As CNet notes, Elon Musk, the irrepressible CEO of SpaceX and Tesla, tweeted, “Nuke Mars!” recently. Then he indicated that a t-shirt is going to follow.
In 2015, Musk appeared on Late Night with Stephen Colbert and suggested that a great, relatively quick way to make Mars into another Earth, the way the Red Planet was billions of years ago, would be to detonate a nuclear device over each of the poles.
The heat of the nuclear explosives would vaporize the frozen carbon dioxide at the poles and create a runaway greenhouse effect that would warm Mars up to a place where humans would survive out of doors without spacesuits.
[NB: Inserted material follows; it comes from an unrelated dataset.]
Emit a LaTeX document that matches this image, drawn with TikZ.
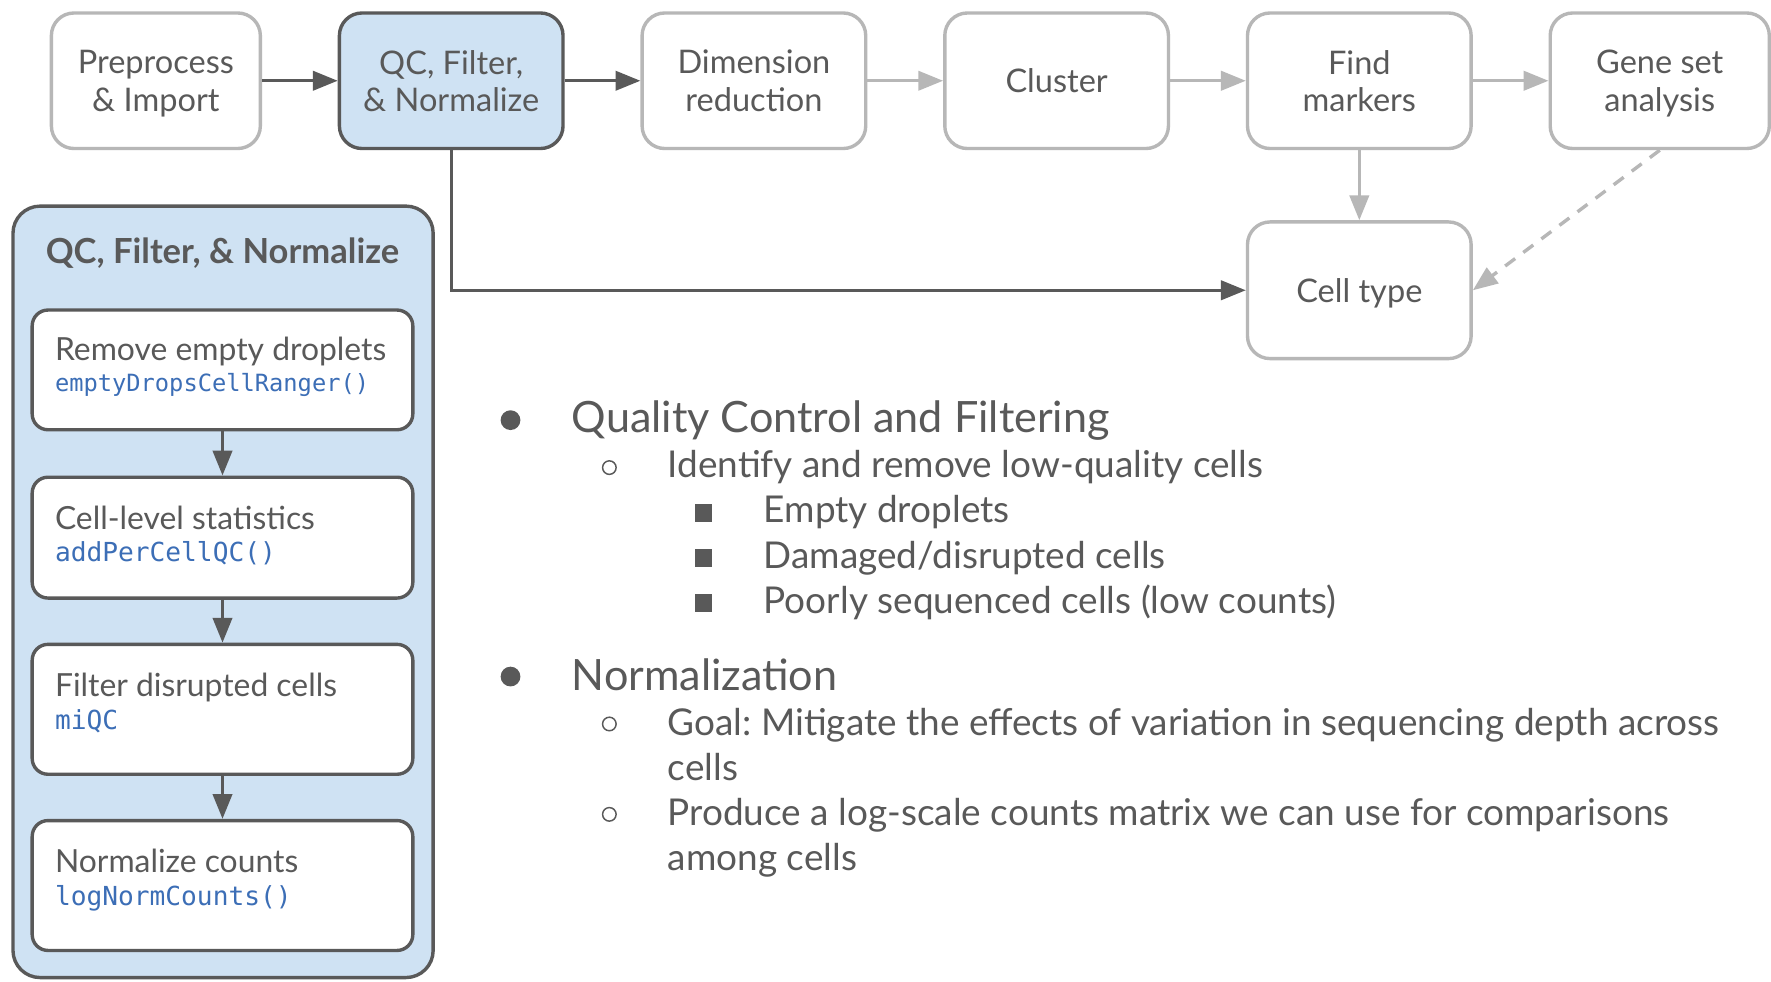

NASA, needless to say. was skeptical of this brute force way to terraform Mars. The space agency has a much gentler way to restore Mars to someplace where humans can survive.
The scientific community has concluded, according to Phys.org, that Mars once had a magnetic field along with a thick atmosphere and bodies of water. For some reason, the magnetic field collapsed.
The solar wind took care of the rest, blowing away Mars’ atmosphere, depleting the water, and turning the Red Planet into a cold, dry, radiation bathed hell hole. However, with a little bit of technology, that situation can be fixed:
“In answer to this challenge, Dr. Jim Green – the Director of NASA’s Planetary Science Division – and a panel of researchers presented an ambitious idea. In essence, they suggested that by positioning a magnetic dipole shield at the Mars L1 Lagrange Point, an artificial magnetosphere could be formed that would encompass the entire planet, thus shielding it from solar wind and radiation.”
The shield is only the first step into making Mars into something resembling a New Earth.
“What they found was that a dipole field positioned at Mars L1 Lagrange Point would be able to counteract solar wind, such that Mars’ atmosphere would achieve a new balance.
At present, atmospheric loss on Mars is balanced to some degree by volcanic outgassing from Mars interior and crust. This contributes to a surface atmosphere that is about 6 mbar in air pressure (less than 1% that at sea level on Earth).
“As a result, Mars atmosphere would naturally thicken over time, which lead to many new possibilities for human exploration and colonization. According to Green and his colleagues, these would include an average increase of about 4 °C (~7 °F), which would be enough to melt the carbon dioxide ice in the northern polar ice cap. This would trigger a greenhouse effect, warming the atmosphere further and causing the water ice in the polar caps to melt.”
The process would only restore about one-seventh of Mars’ original oceans and rivers. Future colonists could crash comets on the Martian surface to import more water.
Eventually, genetically engineered plants could be sowed to start making oxygen and thus create a Martian biosphere.
To be sure the gradual method is not as exciting as setting off nukes, but it does hold a better promise of terraforming the Red Planet.
In the meantime, Musk has started testing the technology of his Starship rocket with which he intends to send settlers and supplies to Mars.
The stubby vehicle called the Starhopper has already risen 20 meters in the air and then descended, spewing out a great deal of fire and smoke. SpaceX intends to send Starhopper 200 meters into the air as soon as approvals are obtained from the FAA.
Ever ambitious, Musk would like to send the fully reusable Starship into low Earth orbit by 2020 or 2021. He intends to use the rocket ship, which will be boosted by an even heavier rocket stage, the Super Heavy, as a commercial launcher.
Musk has talked about landing a Starship on the lunar surface filled with supplies to prove to NASA that it could be used for the Artemis return to the moon program.
SpaceX also has been contracted to send a Starship around the moon with a Japanese fashion tycoon and a select passenger manifest of artists.
Mars is Musk’s ultimate goal. With in-orbit refueling, Musk thinks that he can send a 100 tons of cargo or 100 people to Mars with each trip. Slowly but surely, a Mars settlement would be built.
Musk has said that it is his ambition to die on Mars, “though not on impact.” The man cannot be faulted for a lack of ambition.